Jharkhand schools still run under the shadow of gun

  • B Vijay Murty, Hindustan Times, Gumla
  • Updated: Jan 21, 2014 17:21 IST

More than two and a half years after the Supreme Court ruled against schools being used as police camps, such camps continue in Jharkhand. What is worse, Maoists are using it to shape public opinion in their favour.

In Gumla, which is one of the worst Maoist-affected districts in the country, joint forces comprising CRPF and state police are camping in at least five schools.

The presence of forces has brought students’ attendance in these schools to virtually nil, as parents as well as children are afraid of attending classes under the shadow of gun.

Pushed to the margins by improved patrolling and successful operations by security forces, Maoists have got the much-needed opportunity to exploit militarisation of schools to win villagers sympathy.

They allege no less than 15 government schools across the state are serving as police camps.

Last week, rebel leaders called up and urged HT to visit the schools occupied by security forces to assess the situation. HT visited Kuramgarh high school in the Maoist hotbed and found it to be housing a battalion of CRPF besides state police jawans.

Taken by surprise, the CRPF and state police officers initially denied permission to enter the school. "This is a dangerous place and you have risked your life coming here," said an inspector on duty.

After being assured of not using the camera, the officer allowed HT team entry into the campus. He said they had occupied the school partially barely nine days back when they came searching for top Maoist leader Arvind Singh alias Nishantji.

Arvindji is Maoists’ central committee leader, who moves on a horse in a security cordon of at least 40 armed guerilla fighters. He has successfully carried out three major strikes on security forces in the area killing at least 12 of them.

Refusing to be named as he was not authorized to speak to media, the inspector said they had only occupied the principal’s room, library and the roof top while the classrooms had been left free for the school to run normally.

A CRPF commandant seated next to him agreed. "Our jawans sleep in the ramshackle bazaar samity building."

Barely 10 km from the school, Maoists’ sub-zonal commander in-charge of Gumla district, Ashokji alias Karamchand accosted HT team and said similar conditions prevailed at the schools in Anjaan, Nawatoli, Tongo and Potam, all in Gumla district.

Tongo and Nawatoli villagers confirmed the presence of forces in their schools, too.

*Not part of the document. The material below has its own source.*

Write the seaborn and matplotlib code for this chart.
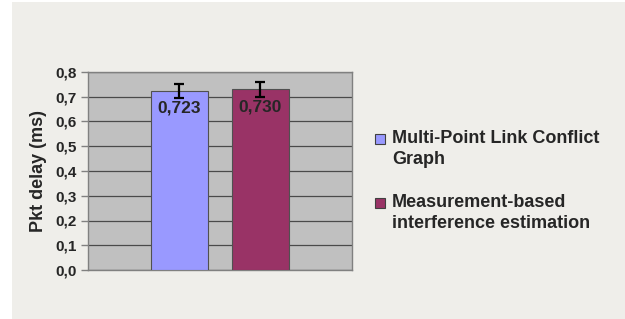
import matplotlib
matplotlib.use("Agg")
import matplotlib.pyplot as plt
import pandas as pd
import seaborn as sns
from matplotlib.patches import Rectangle
from matplotlib.ticker import FuncFormatter, MultipleLocator

# data
series = ["Multi-Point Link Conflict\nGraph", "Measurement-based\ninterference estimation"]
delay_ms = [0.723, 0.730]
delay_err = [0.028, 0.029]
colors = ["#9999FF", "#993366"]
y_label = "Pkt delay (ms)"

df = pd.DataFrame({"group": ["g", "g"], "series": series, "delay": delay_ms})

sns.set_style("white")
plt.rcParams["font.family"] = ["Liberation Sans", "DejaVu Sans"]
plt.rcParams["font.weight"] = "bold"

fig = plt.figure(figsize=(6.25, 3.19), dpi=100, facecolor="white")
# grey chart area (thin white margin at left and top)
fig.patches.append(Rectangle((12 / 625, 0), 1, 1 - 2 / 319, transform=fig.transFigure,
                             facecolor="#EFEEEA", edgecolor="none", zorder=-10))

ax = fig.add_axes([87.5 / 625, 49 / 319, 264.5 / 625, 198 / 319])
ax.set_facecolor("#C0C0C0")

sns.barplot(data=df, x="group", y="delay", hue="series", palette=colors,
            saturation=1, width=0.616, gap=0.3, errorbar=None, edgecolor="#505050",
            linewidth=0.8, legend=False, ax=ax, zorder=3)

bars = ax.patches[:len(series)]
for bar, v, e in zip(bars, delay_ms, delay_err):
    cx = bar.get_x() + bar.get_width() / 2
    ax.errorbar(cx, v, yerr=e, color="black", elinewidth=1.6, capsize=3.5,
                capthick=1.6, zorder=5)
    ax.text(cx, v - 0.04, f"{v:.3f}".replace(".", ","), ha="center", va="top",
            fontsize=12.5, fontweight="bold", zorder=6)

ax.set_ylim(0, 0.8)
ax.set_xlim(-0.5, 0.5)
ax.yaxis.set_major_locator(MultipleLocator(0.1))
ax.yaxis.set_major_formatter(FuncFormatter(lambda v, p: f"{v:.1f}".replace(".", ",")))
ax.grid(axis="y", color="#4a4a4a", linewidth=0.9, zorder=0)
ax.set_axisbelow(True)
ax.set_xticks([])
ax.set_xlabel("")
ax.set_ylabel(y_label, fontsize=13, fontweight="bold", labelpad=6)
ax.tick_params(axis="y", direction="out", length=5, width=1, color="#808080",
               labelsize=11, pad=3, left=True)
for lbl in ax.get_yticklabels():
    lbl.set_fontweight("bold")
for s in ax.spines.values():
    s.set_color("#808080")
    s.set_linewidth(1)

# legend, drawn to match the Excel-style layout (marker beside first line)
leg_tops = [130, 194]
for color, label, top in zip(colors, series, leg_tops):
    fig.patches.append(Rectangle((375 / 625, 1 - (top + 14) / 319), 10 / 625, 10 / 319,
                                 transform=fig.transFigure, facecolor=color,
                                 edgecolor="#404040", linewidth=0.8))
    fig.text(392 / 625, 1 - top / 319, label, ha="left", va="top", fontsize=13,
             fontweight="bold", linespacing=1.3)

fig.savefig("out.png", dpi=100, facecolor=fig.get_facecolor())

"Who is the oppressor," the 50-year-old Maoist leader questioned. "Your own forces are showing disrespect to the Supreme Court." He said presence of forces not only affects academics, but also disturbs socio-economic-cultural aspects of the village.

Jharkhand police spokesperson Anurag Gupta said he was not aware of any school being used as a security camp. "We will definitely investigate and get back to you," he said.

In all, 18 of the 24 districts in Jharkhand are Maoist affected.

In September 2011, the Supreme Court had ordered that armed forces will not be allowed to occupy any school premises. The Jharkhand High Court too, in response to a PIL by PUCL, had directed the state to removes forces from all government schools.